Reclaiming the Feminine in Recovery
Men and women share a lot of the same needs and desires, yet we are fundamentally different. This means that each sex has to consider its unique needs and desires in recovery. And while many of these desires overlap, it can be helpful to consider your unique needs as a woman in recovery. Generally speaking, women are more sensitive, intuitive, and naturally nurturing. And they are also highly collaborative. This sheds light on how important it is for women to have other women they can connect to during recovery.
It was not long ago that our very survival rested upon the success of being one among many. By working together, women supported one another in bringing new life into the world, raising children, and tending to the sustenance that kept communities rich. Without them, there was no tribe. Community was not only how we survived as women, but also how we thrived.
Current Culture Demands
Although our current culture often demands women to be more linear, goal-focused, and unaffected by the energy around them, this is not what makes us special.
We can have goals and achieve them just like men, yet how we run energy through our body is different. In other words, we may get to our goals in a different way. We may use our keen emotional self to guide us, rather than relying so heavily on the intellect. We can use our head in service to our heart.
Women crave deeper support, more intimacy, less competition, and a safe place to be fully seen. This holds true in recovery, as well. No matter what your path in life, women need each other. It’s how we survived in the past, and our DNA is still wired to come together so we can rise together.

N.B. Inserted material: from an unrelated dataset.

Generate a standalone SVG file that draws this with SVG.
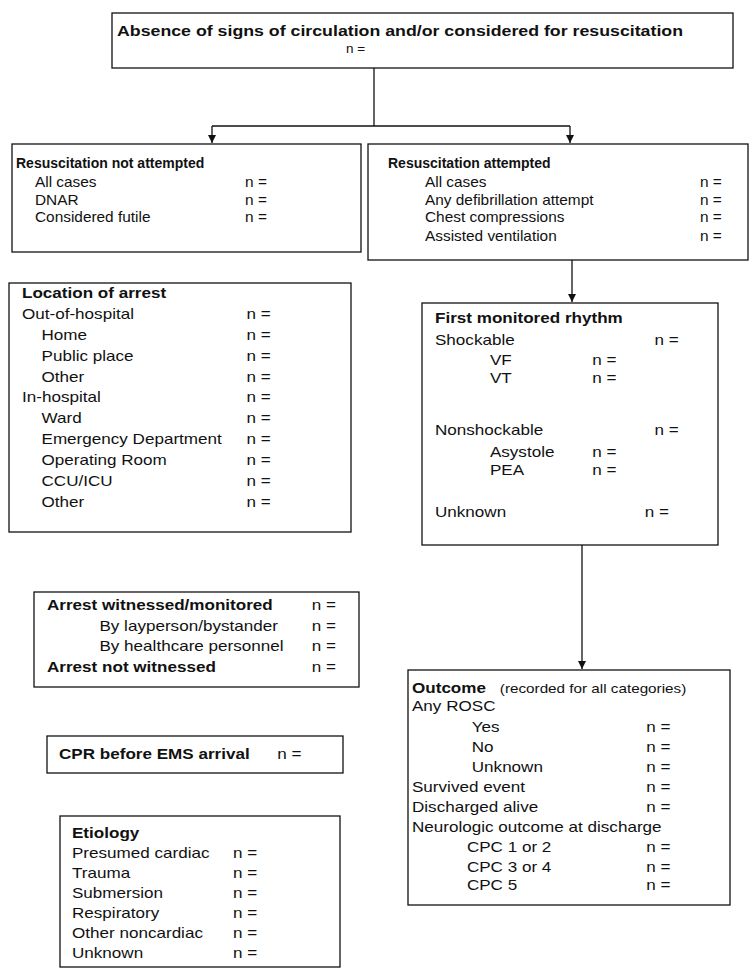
<svg xmlns="http://www.w3.org/2000/svg" width="753" height="975" viewBox="0 0 753 975">
<defs>
<marker id="arr" viewBox="0 0 10 10" refX="10" refY="5" markerWidth="9" markerHeight="8" orient="auto" markerUnits="userSpaceOnUse">
<path d="M0,0 L10,5 L0,10 z" fill="#111"/>
</marker>
<style>
.box{fill:#fff;stroke:#111;stroke-width:1.3}
.c{fill:none;stroke:#111;stroke-width:1.3}
text{font-family:"Liberation Sans",Arial,sans-serif;fill:#111}
.h{font-weight:bold;font-size:14px}
.t{font-size:14px}
.t13{font-size:13.5px}
.s{font-size:12.5px;font-weight:normal}
</style>
</defs>
<rect width="753" height="975" fill="#fff"/>

<g id="connectors">
<path class="c" d="M374,68 V126"/>
<path class="c" d="M212,126 H570"/>
<path class="c" d="M212,126 V143" marker-end="url(#arr)"/>
<path class="c" d="M570,126 V143" marker-end="url(#arr)"/>
<path class="c" d="M572,260 V302" marker-end="url(#arr)"/>
<path class="c" d="M582,545 V669" marker-end="url(#arr)"/>
</g>

<g id="top">
<rect class="box" x="112" y="13" width="621" height="55"/>
<text font-weight="bold" font-size="15" x="117" y="36" textLength="566" lengthAdjust="spacingAndGlyphs">Absence of signs of circulation and/or considered for resuscitation</text>
<text class="t13" x="346" y="53">n =</text>
</g>

<g id="not-attempted">
<rect class="box" x="12" y="144" width="349" height="108"/>
<text class="h" x="16" y="168">Resuscitation not attempted</text>
<g transform="matrix(1.1,0,0,1,-3.5,0)">
<text class="t" x="35" y="187">All cases</text><text class="t" x="226" y="187">n =</text>
<text class="t" x="35" y="205">DNAR</text><text class="t" x="226" y="205">n =</text>
<text class="t" x="35" y="222">Considered futile</text><text class="t" x="226" y="222">n =</text>
</g>
</g>

<g id="attempted">
<rect class="box" x="368" y="144" width="380" height="116"/>
<text class="h" x="388" y="168">Resuscitation attempted</text>
<g transform="matrix(1.1,0,0,1,-42.5,0)">
<text class="t" x="425" y="187">All cases</text><text class="t" x="675" y="187">n =</text>
<text class="t" x="425" y="205">Any defibrillation attempt</text><text class="t" x="675" y="205">n =</text>
<text class="t" x="425" y="222">Chest compressions</text><text class="t" x="675" y="222">n =</text>
<text class="t" x="425" y="241">Assisted ventilation</text><text class="t" x="675" y="241">n =</text>
</g>
</g>

<g id="rhythm">
<rect class="box" x="422" y="303" width="296" height="242"/>
<g transform="matrix(1.22,0,0,1,-95.7,0)">
<text class="h" x="435" y="323">First monitored rhythm</text>
<text class="t" x="435" y="345">Shockable</text><text class="t" x="615" y="345">n =</text>
<text class="t" x="480" y="365">VF</text><text class="t" x="564" y="365">n =</text>
<text class="t" x="480" y="383">VT</text><text class="t" x="564" y="383">n =</text>
<text class="t" x="435" y="435">Nonshockable</text><text class="t" x="615" y="435">n =</text>
<text class="t" x="480" y="457">Asystole</text><text class="t" x="564" y="457">n =</text>
<text class="t" x="480" y="475">PEA</text><text class="t" x="564" y="475">n =</text>
<text class="t" x="435" y="517">Unknown</text><text class="t" x="607" y="517">n =</text>
</g>
</g>

<g id="outcome">
<rect class="box" x="408" y="670" width="322" height="235"/>
<g transform="matrix(1.22,0,0,1,-90.64,0)">
<text class="h" x="412" y="693">Outcome<tspan class="s" x="484">(recorded for all categories)</tspan></text>
<text class="t" x="412" y="711">Any ROSC</text>
<text class="t" x="461" y="732">Yes</text><text class="t" x="604" y="732">n =</text>
<text class="t" x="461" y="752">No</text><text class="t" x="604" y="752">n =</text>
<text class="t" x="461" y="772">Unknown</text><text class="t" x="604" y="772">n =</text>
<text class="t" x="412" y="792">Survived event</text><text class="t" x="604" y="792">n =</text>
<text class="t" x="412" y="812">Discharged alive</text><text class="t" x="604" y="812">n =</text>
<text class="t" x="412" y="832">Neurologic outcome at discharge</text>
<text class="t" x="457" y="852">CPC 1 or 2</text><text class="t" x="604" y="852">n =</text>
<text class="t" x="457" y="872">CPC 3 or 4</text><text class="t" x="604" y="872">n =</text>
<text class="t" x="457" y="890">CPC 5</text><text class="t" x="604" y="890">n =</text>
</g>
</g>

<g id="location">
<rect class="box" x="9" y="283" width="342" height="249"/>
<g transform="matrix(1.22,0,0,1,-4.84,0)">
<text class="h" x="22" y="298">Location of arrest</text>
<text class="t" x="22" y="319">Out-of-hospital</text><text class="t" x="206" y="319">n =</text>
<text class="t" x="38" y="340">Home</text><text class="t" x="206" y="340">n =</text>
<text class="t" x="38" y="361">Public place</text><text class="t" x="206" y="361">n =</text>
<text class="t" x="38" y="382">Other</text><text class="t" x="206" y="382">n =</text>
<text class="t" x="22" y="402">In-hospital</text><text class="t" x="206" y="402">n =</text>
<text class="t" x="38" y="423">Ward</text><text class="t" x="206" y="423">n =</text>
<text class="t" x="38" y="444">Emergency Department</text><text class="t" x="206" y="444">n =</text>
<text class="t" x="38" y="465">Operating Room</text><text class="t" x="206" y="465">n =</text>
<text class="t" x="38" y="486">CCU/ICU</text><text class="t" x="206" y="486">n =</text>
<text class="t" x="38" y="507">Other</text><text class="t" x="206" y="507">n =</text>
</g>
</g>

<g id="witnessed">
<rect class="box" x="34" y="592" width="325" height="95"/>
<g transform="matrix(1.22,0,0,1,-10.34,0)">
<text class="h" x="47" y="610">Arrest witnessed/monitored</text><text class="t" x="264" y="610">n =</text>
<text class="t" x="90" y="631">By layperson/bystander</text><text class="t" x="264" y="631">n =</text>
<text class="t" x="90" y="651">By healthcare personnel</text><text class="t" x="264" y="651">n =</text>
<text class="h" x="47" y="672">Arrest not witnessed</text><text class="t" x="264" y="672">n =</text>
</g>
</g>

<g id="cpr">
<rect class="box" x="47" y="736" width="296" height="37"/>
<g transform="matrix(1.22,0,0,1,-12.98,0)">
<text class="h" x="59" y="759">CPR before EMS arrival</text><text class="t" x="238" y="759">n =</text>
</g>
</g>

<g id="etiology">
<rect class="box" x="60" y="816" width="280" height="151"/>
<g transform="matrix(1.22,0,0,1,-15.84,0)">
<text class="h" x="72" y="838">Etiology</text>
<text class="t" x="72" y="858">Presumed cardiac</text><text class="t" x="204" y="858">n =</text>
<text class="t" x="72" y="878">Trauma</text><text class="t" x="204" y="878">n =</text>
<text class="t" x="72" y="898">Submersion</text><text class="t" x="204" y="898">n =</text>
<text class="t" x="72" y="918">Respiratory</text><text class="t" x="204" y="918">n =</text>
<text class="t" x="72" y="938">Other noncardiac</text><text class="t" x="204" y="938">n =</text>
<text class="t" x="72" y="958">Unknown</text><text class="t" x="204" y="958">n =</text>
</g>
</g>
</svg>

In order to effectively do this, we must be at peace with our own femininity. We cannot hold space for anyone past the place that we have been able to hold space for ourselves. In other words, if you reject your own sensitive nature, you are going to reject it in other women. However, if you can see it as an asset, then you can appreciate it in others. You can be there for someone else without being in judgement. You can encourage your sister to dive into her sensitivity, rather than giving her ideas for how to “cope” with it. This is a paradigm shift, and women, simply put, it’s time.
We are not weak because we feel deeply. We are courageous. We are not unattractive because we have fat. We are incredible creators of life. We are not “too emotional” because we express ourselves. We have an important message that is worthy of being honored. Women, each of us, have to decide what we believe about our own selves before we can ever expect anyone else to really see us. Together, this can be done. This is how we rise.
The Birthing of Women
Just like the wise women of the past, women of today need one another to make it through the birthing process. We are birthing ourselves – and it is no easy task. We need to have our tears wiped, our screams witnessed, and our strength drawn forth. And if you are in recovery, you need a tribe even more, for your re-birth is happening now.
As a woman who has gone through a significant portion of her life disconnected from her feminine nature, I have experienced first-hand the repercussions. For me, it created issues with my body, health, mind, work, and relationships. I tried to make up for the lack of power I was able to see in my feminine essence by pushing, striving, disconnecting, and living from the neck up. Everything was about achieving and presenting a façade of having it together. Ironically, the more I let that go, the more “together” I became.
Losing and Reclaiming Our Feminine Nature
Discussing energy and femininity can be a rather esoteric concept. So let’s create some clarity by highlighting what it looks like to lose touch with and reclaiming our feminine nature.
Losing touch with your feminine nature looks like:
- Not listening to your body
- Pushing yourself too hard
- Becoming too rigid
- Demanding rather than listening
- Being identified with the mind
- Letting others influence us instead of using our intuition
- Physical ailments, disease, addiction, and eating disorders
- Putting goals and success above integrity and love
- Buying into the wounded masculine’s paradigms
*Note: The wounded masculine dominates, controls, manipulates, and degrades. This comes across in the objectification of women, unethical media and marketing, and war. The healthy masculine raises women up, celebrates his brother’s, and strives for harmony and a better world for all.
Recovering the Feminine Looks Like:
- Redefining beauty for yourself
- Making decisions from your intuition
- Using your voice to speak your truth with compassion for the highest good of all concerned
- Knowing your worthiness
- Enjoying pleasure
- Creativity and expression
- Allowing your body to guide you to its perfect weight and what foods best serve it.
- Strong and fluid. The absence of rigidity.
- Listening to your heart
One of the most important lessons I had to learn was that being a woman is a gift. It is also a force to be reckoned with, so long as I can recognize that as a truth myself. So, although much of the world has not caught up with this yet, I can still hold this truth. And so can you.